Per sapere qualcosa di più, non per avere previsioni e certezze, chiediamo a Leonello Serva dell’Ispra, direttore del Dipartimento difesa del suolo del servizio geologico d’Italia, a che punto sono gli studi per mettere in relazione questi fenomeni e se, alla luce degli eventi quotidiani, in quale direzione stanno andando le ultime teorie sul centro della Terra.

Come si concilia la quantità di terremoti che avvengono ogni settimana con l’incertezza che ancora esiste? Perché ci si ostina a dire che non c’è relazione fra i terremoti?

«Esiste l’effetto triggering, cioè se c’è un terremoto in una zona la crosta viene scossa, e se c’era un altro punto in precario stato d’equilibrio, in quel momento riceve una sollecitazione. Questo è un fenomeno conosciuto».

Ed è quello che sta avvenendo nella sequenza di questi ultimi mesi?

«Se si consulta la mappa dei terremoti di questi ultimi mesi, si vede che attorno alla placca del Pacifico ci sono molti terremoti. È chiaro che un terremoto tipo 8,8 della scala Richter, quello avvenuto in Cile, che rompe la crosta per oltre 500 km, non è una cosa da niente tanto che interferisce con l’asse terrestre. Quindi è chiaro che interagisce…».

E come spiega l’eruzione del vulcano in Islanda dopo 200 anni?

«L’Islanda si trova sulla dorsale media atlantica, qua vi sono vari vulcani ed esce il magma per effetto degli spostamenti della placca africana e della placca americana. Qui le placche si allargano, l’America Latina era attaccata all’Africa e le placche si stanno allontanando, divergono i continenti. Nel Pacifico invece c’è convergenza. E tutti i terremoti che mostrano le cartine e che sono a corona delle placche ne sono una prova»

Gli studi dei terremoti aiutano a capire di che cosa è fatto il nucleo terrestre?

«Certo, la ricostruzione dell’interno della crosta è fatta soltanto sull’analisi delle onde dei terremoti».

E di che materiale è fatto?

«Sulla base di come si propagano le onde sismiche si ricostruisce se lo stato è solido o plastico.
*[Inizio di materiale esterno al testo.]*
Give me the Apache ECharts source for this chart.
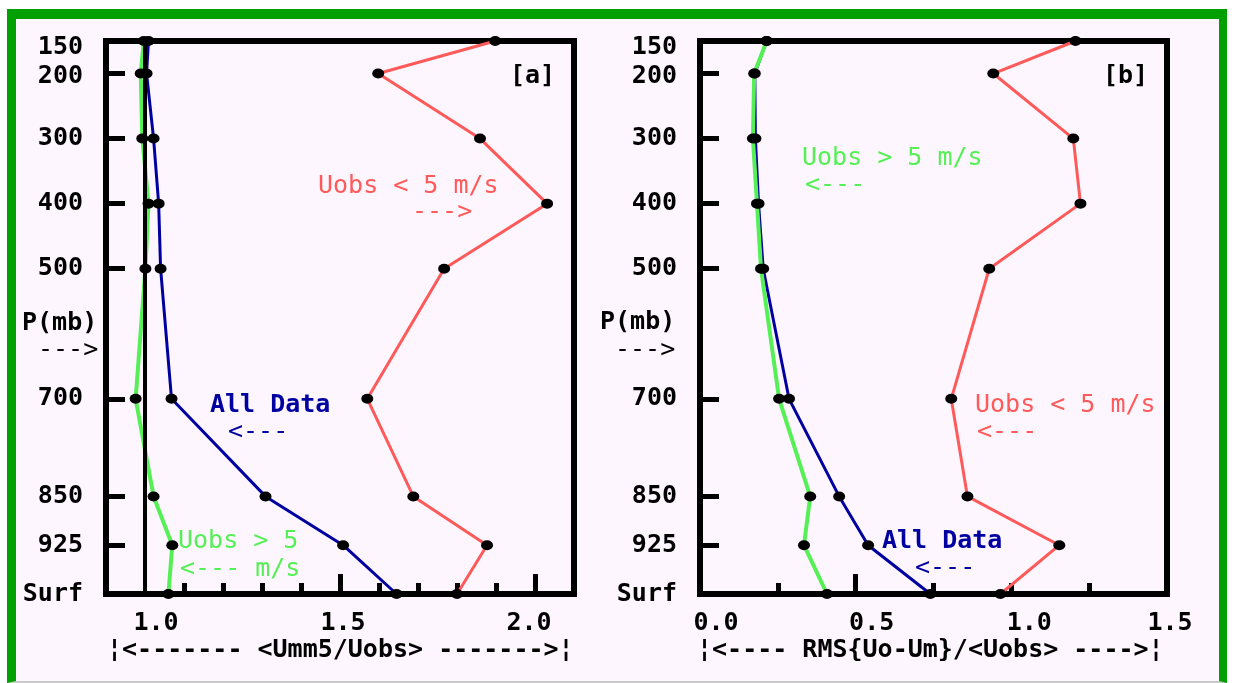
<!DOCTYPE html>
<html>
<head>
<meta charset="utf-8">
<script src="https://cdn.jsdelivr.net/npm/echarts@6/dist/echarts.min.js"></script>
<style>
  html, body { margin: 0; padding: 0; background: #fff; }
  #frame {
    position: absolute; left: 7px; top: 9px; width: 1220px; height: 674px;
    border-left: 9px solid #00a000; border-top: 10px solid #00a000; border-right: 8px solid #00a000;
    background: #fef6fe; border-bottom: 2px solid #c8c8c8; box-sizing: border-box;
  }
  #main { position: absolute; left: 0; top: 0; width: 1244px; height: 683px; }
</style>
</head>
<body>
<div id="frame"></div>
<div id="main"></div>
<script>
// pressure levels (mb), surface plotted at 1000
var levels = [150, 200, 300, 400, 500, 700, 850, 925, 1000];
var levelNames = ['150', '200', '300', '400', '500', '700', '850', '925', 'Surf'];
var levelTicks = [200, 300, 400, 500, 700, 850, 925];

// [a] <Umm5/Uobs>
var ratioLow  = [1.898, 1.598, 1.859, 2.031, 1.767, 1.570, 1.688, 1.877, 1.800]; // Uobs < 5 m/s
var ratioAll  = [1.009, 1.004, 1.022, 1.035, 1.040, 1.068, 1.309, 1.508, 1.645]; // All Data
var ratioHigh = [0.997, 0.989, 0.993, 1.009, 1.001, 0.976, 1.022, 1.070, 1.060]; // Uobs > 5
var ratioLabels = [1.0, 1.5, 2.0];
var ratioMinor = [1.1, 1.2, 1.3, 1.4, 1.6, 1.7, 1.8, 1.9];
var ratioMajor = [1.5, 2.0];

// [b] RMS{Uo-Um}/<Uobs>
var rmsLow  = [1.206, 0.942, 1.199, 1.222, 0.929, 0.807, 0.859, 1.154, 0.965];
var rmsAll  = [0.214, 0.176, 0.178, 0.188, 0.203, 0.286, 0.447, 0.540, 0.740];
var rmsHigh = [0.214, 0.174, 0.170, 0.183, 0.196, 0.254, 0.354, 0.334, 0.408];
var rmsLabels = [0.0, 0.5, 1.0, 1.5];
var rmsMinor = [0.25, 0.75, 1.0, 1.25];
var rmsMajor = [0.5];

var FONT = '"DejaVu Sans Mono", monospace';
var RED = '#ff5a5a', BLUE = '#0000a0', GREEN = '#55f055';

function pairs(xs) {
  return xs.map(function (v, i) { return [v, levels[i]]; });
}

function rich(pl, pr, pt) {
  return { fontFamily: FONT, fontSize: 25, fontWeight: 'bold', color: '#000',
           padding: [pt || 0, pr || 0, 0, pl || 0] };
}

// small nudges so tick labels sit where the original put them
var labelShift = { '1.0a': 11, '1.5a': 3, '2.0a': -6, '0.0b': 16, '0.5b': 16, '1.0b': 18, '1.5b': 3 };
var richX = {};
Object.keys(labelShift).forEach(function (k) {
  var d = labelShift[k];
  richX['k' + k.replace('.', '')] = d >= 0 ? rich(2 * d, 0) : rich(0, -2 * d);
});

function xAxisPair(grid, min, max, labels, minor, major, tag) {
  var tickStyle = { color: '#000', width: 5 };
  return [{
    type: 'value', gridIndex: grid, min: min, max: max, position: 'bottom',
    axisLine: { show: false }, splitLine: { show: false },
    axisTick: { show: true, inside: true, length: 11, customValues: minor, lineStyle: tickStyle },
    axisLabel: {
      customValues: labels, margin: 17, showMinLabel: true, showMaxLabel: true, hideOverlap: false,
      rich: richX,
      formatter: function (v) { var s = v.toFixed(1); return '{k' + (s + tag).replace('.', '') + '|' + s + '}'; }
    }
  }, {
    type: 'value', gridIndex: grid, min: min, max: max, position: 'bottom',
    axisLine: { show: false }, splitLine: { show: false },
    axisTick: { show: true, inside: true, length: 20, customValues: major, lineStyle: tickStyle },
    axisLabel: { show: false }
  }];
}

function yAxis(grid) {
  return {
    type: 'value', gridIndex: grid, min: 150, max: 1000, inverse: true, position: 'left',
    axisLine: { show: false }, splitLine: { show: false },
    axisTick: { show: true, inside: true, length: 19, customValues: levelTicks, lineStyle: { color: '#000', width: 5 } },
    axisLabel: {
      customValues: levels, margin: 23, showMinLabel: true, showMaxLabel: true, hideOverlap: false,
      rich: { n: rich(0, 0), p150: rich(0, 0, 12), p200: rich(0, 0, 6) },
      formatter: function (v) {
        var s = levelNames[levels.indexOf(v)];
        var k = v === 150 ? 'p150' : (v === 200 ? 'p200' : 'n');
        return '{' + k + '|' + s + '}';
      }
    }
  };
}

function line(name, xi, yi, data, color, width, extra) {
  var s = {
    name: name, type: 'line', xAxisIndex: xi, yAxisIndex: yi, data: pairs(data),
    symbol: 'circle', symbolSize: [12, 10], showSymbol: true,
    itemStyle: { color: '#000' },
    lineStyle: { color: color, width: width },
    animation: false, silent: true
  };
  if (extra) Object.keys(extra).forEach(function (k) { s[k] = extra[k]; });
  return s;
}

function txt(s, x, y, color, bold) {
  return {
    type: 'text', x: x, y: y, silent: true,
    style: { text: s, fill: color, font: (bold ? 'bold ' : '') + '25px ' + FONT, verticalAlign: 'middle', align: 'left' }
  };
}

var chart = echarts.init(document.getElementById('main'));
chart.setOption({
  backgroundColor: 'transparent',
  animation: false,
  grid: [
    { left: 106, top: 41, width: 468, height: 553, show: true, borderColor: '#000', borderWidth: 6, backgroundColor: 'transparent' },
    { left: 700, top: 41, width: 467, height: 553, show: true, borderColor: '#000', borderWidth: 6, backgroundColor: 'transparent' }
  ],
  xAxis: xAxisPair(0, 0.9, 2.1, ratioLabels, ratioMinor, ratioMajor, 'a')
    .concat(xAxisPair(1, 0, 1.5, rmsLabels, rmsMinor, rmsMajor, 'b')),
  yAxis: [yAxis(0), yAxis(1)],
  series: [
    line('ratio low', 0, 0, ratioLow, RED, 3, {
      markLine: {
        silent: true, symbol: 'none', label: { show: false },
        lineStyle: { color: '#000', width: 4, type: 'solid' },
        data: [{ xAxis: 1.0 }]
      }
    }),
    line('ratio high', 0, 0, ratioHigh, GREEN, 4),
    line('ratio all', 0, 0, ratioAll, BLUE, 3),
    line('rms low', 2, 1, rmsLow, RED, 3),
    line('rms all', 2, 1, rmsAll, BLUE, 3),
    line('rms high', 2, 1, rmsHigh, GREEN, 4)
  ],
  graphic: [
    txt('[a]', 510, 76, '#000', true),
    txt('Uobs < 5 m/s', 318, 186, RED),
    txt('--->', 412, 212, RED),
    txt('All Data', 210, 405, BLUE, true),
    txt('<---', 228, 432, BLUE),
    txt('Uobs > 5', 178, 541, GREEN),
    txt('<--- m/s', 180, 569, GREEN),
    txt('P(mb)', 22, 323, '#000', true),
    txt('--->', 38, 350, '#000'),
    txt('¦<------- <Umm5/Uobs> ------->¦', 107, 650, '#000', true),

    txt('[b]', 1103, 76, '#000', true),
    txt('Uobs > 5 m/s', 802, 158, GREEN),
    txt('<---', 805, 185, GREEN),
    txt('Uobs < 5 m/s', 975, 405, RED),
    txt('<---', 977, 432, RED),
    txt('All Data', 882, 541, BLUE, true),
    txt('<---', 915, 568, BLUE),
    txt('P(mb)', 600, 322, '#000', true),
    txt('--->', 615, 350, '#000'),
    txt('¦<---- RMS{Uo-Um}/<Uobs> ---->¦', 697, 650, '#000', true)
  ]
});
</script>
</body>
</html>
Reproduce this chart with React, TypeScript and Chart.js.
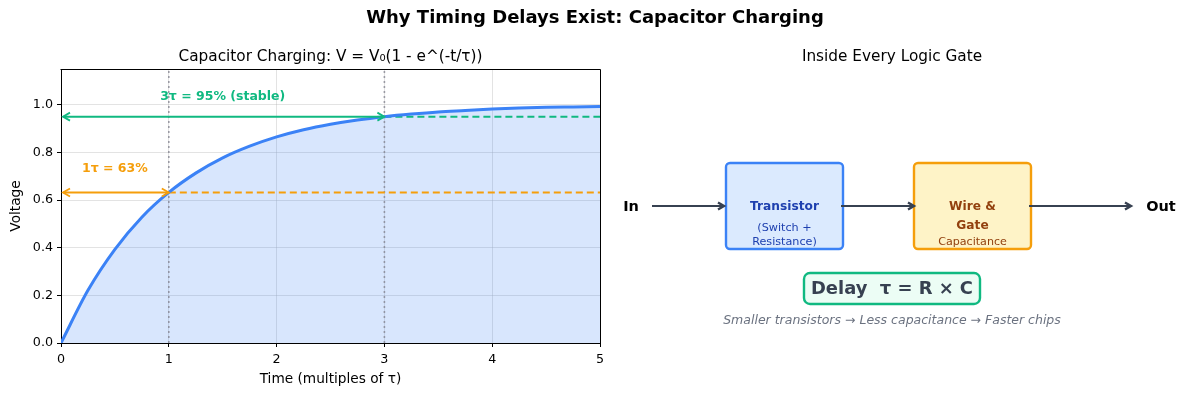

Ed emerge che c’è una parte plastica su cui galleggiano le placche costituita da silicati ferromagnetici e da qui risalgono le dorsali».

Per le previsioni a che punto siamo sulla base di questi studi?

«Previsioni sul dove può avvenire un terremoto non se ne possono fare ma sicuramente un terremoto come quello del Cile provoca uno sconvolgimento all’interno di tutta la placca pacifica che provocherà a catena tutta una serie di terremoti attorno alla placca».

Il risveglio del vulcano islandese può essere un segnale per il Vesuvio?

«No perché lì ci troviamo di fronte a spostamenti in atto delle placche, qui invece la saldatura della placca alpino-himalayana è già evvenuta. Qui la correlazione è meno certa, e poi bisogna sempre considerare l’effetto clustering, cioè che i fenomeni non sono spaziati nel tempo in maniera regolare ma sono concentrati nel tempo e nello spazio. Quindi non si possono escludere relazioni fra un fenomeno e l’altro. Ad esempio sintomatica è la concentrazione di terremoti avvenuto in Italia dal 1688 al 1783 ci sono stati 14 terremoti forti che hanno investito tutta l’Italia».